Do Not Disturb

UnBothered
2019-11-14 16:55:18 (UTC)

Hope For The Better Days

I don't know if, I've told you this before but I've been going to a therapy almost every Monday morning and yes I'm finally talking to someone instead of writing it all down ( which I love doing btw ). It has helped so far. I just can't wait to go back Monday and tell her what happened at work with me and this guy/possibly manager. I just got tired of people treating me like shit no matter what I do and yet their making me feel like the bad guy. I'm not gonna let anyone talk to me any kind of way and I'm NOT gonna let anyone put their hands on me and talk about how their gonna bring their wife up here that has nothing to do with whatsoever.
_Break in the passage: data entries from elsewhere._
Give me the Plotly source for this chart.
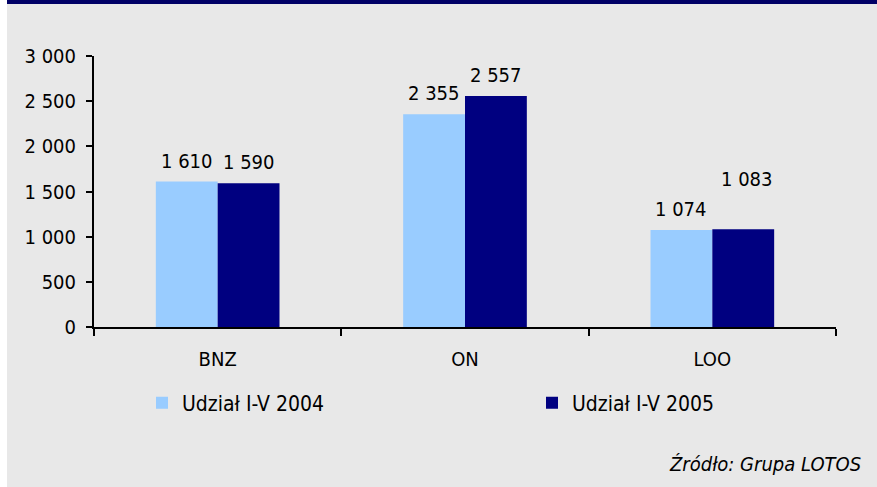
import plotly.graph_objects as go

categories = ["BNZ", "ON", "LOO"]
series_names = ["Udział I-V 2004", "Udział I-V 2005"]
values_2004 = [1610, 2355, 1074]
values_2005 = [1590, 2557, 1083]
y_ticks = [0, 500, 1000, 1500, 2000, 2500, 3000]
source_text = "Źródło: Grupa LOTOS"

FONT = "DejaVu Sans Condensed, DejaVu Sans, sans-serif"
BG = "#e8e8e8"
W, H = 877, 487
L, R, T, B = 94, 41, 56, 160
PW, PH = W - L - R, H - T - B


def px_x(p):
    return (p - L) / PW


def px_y(p):
    return (H - B - p) / PH


def fmt(v):
    return f"{v:,}".replace(",", " ")


fig = go.Figure()
fig.add_trace(go.Bar(x=categories, y=values_2004, name=series_names[0],
                     marker=dict(color="#99ccff", line=dict(width=0)),
                     legend="legend"))
fig.add_trace(go.Bar(x=categories, y=values_2005, name=series_names[1],
                     marker=dict(color="#000080", line=dict(width=0)),
                     legend="legend2"))

# value labels
for i, c in enumerate(categories):
    fig.add_annotation(x=c, y=values_2004[i], text=fmt(values_2004[i]),
                       xshift=-31, yshift=21, yanchor="middle", showarrow=False,
                       font=dict(size=20, color="black", family=FONT))
    extra_y = 29 if i == 2 else 0
    extra_x = 4 if i == 2 else 0
    fig.add_annotation(x=c, y=values_2005[i], text=fmt(values_2005[i]),
                       xshift=31 + extra_x, yshift=21 + extra_y, yanchor="middle",
                       showarrow=False,
                       font=dict(size=20, color="black", family=FONT))

fig.add_annotation(xref="paper", yref="paper", x=px_x(863), y=px_y(464),
                   xanchor="right", yanchor="middle", showarrow=False,
                   text="<i>" + source_text + "</i>",
                   font=dict(size=20, color="black", family=FONT))

# grey panel and top navy band
fig.add_shape(type="rect", xref="paper", yref="paper",
              x0=px_x(7), x1=px_x(W + 5), y0=px_y(-5), y1=px_y(H + 5),
              fillcolor=BG, line=dict(width=0), layer="below")
fig.add_shape(type="rect", xref="paper", yref="paper",
              x0=px_x(7), x1=px_x(W + 5), y0=px_y(-5), y1=px_y(4),
              fillcolor="#000066", line=dict(width=0), layer="above")

legend_common = dict(orientation="h", xanchor="left", yanchor="middle",
                     font=dict(size=21, family=FONT), bgcolor="rgba(0,0,0,0)")

fig.update_layout(
    width=W, height=H,
    margin=dict(l=L, r=R, t=T, b=B),
    paper_bgcolor="white", plot_bgcolor="rgba(0,0,0,0)",
    font=dict(family=FONT, size=20, color="black"),
    separators=", ",
    barmode="group", bargap=0.5, bargroupgap=0,
    showlegend=True,
    legend=dict(x=px_x(142), y=px_y(403), **legend_common),
    legend2=dict(x=px_x(532), y=px_y(403), **legend_common),
    xaxis=dict(showline=True, linecolor="black", linewidth=2,
               ticks="outside", tickson="boundaries", ticklen=7, tickcolor="black",
               tickwidth=2, tickfont=dict(size=20), showgrid=False,
               ticklabelstandoff=13),
    yaxis=dict(range=[0, 3000], tickvals=y_ticks, tickformat=",d",
               showline=True, linecolor="black", linewidth=2,
               ticks="outside", ticklen=6, tickcolor="black", tickwidth=2,
               showgrid=False, zeroline=False, tickfont=dict(size=20),
               ticklabelstandoff=6),
)

fig.write_html("out.html", config={"displayModeBar": False},
               post_script="document.body.style.margin='0';document.body.style.overflow='hidden';")
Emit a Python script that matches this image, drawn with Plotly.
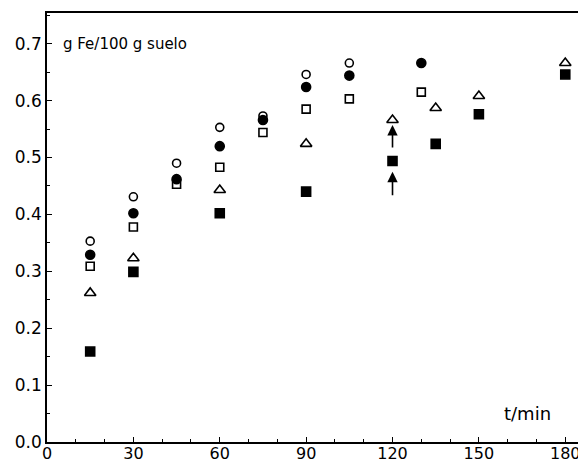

I mean if, he wants to talk about bringing someone up here I got 4 uncles, a mom, a brother, a dad who can come all the way down here from Atlanta if, he wants to and he will. And I am my mother's child. I don't give a fuck what he say. Also my Grandma who also doesn't play....Period!!! And yea so what if, I tell my mother everything that happens at work because I don't have anyone to talk to about my day besides writing in my journals about it. Damn. Cutt me some slack. And yes this is what all the manager has told me and no one does a damn thing about it not even the boss. She rather stick up for him than, me because their " family". Well, fuck family this shit about to get real. I just don't wanna hear,talk to him,or, think about him because I'm so over it. I'm so over him.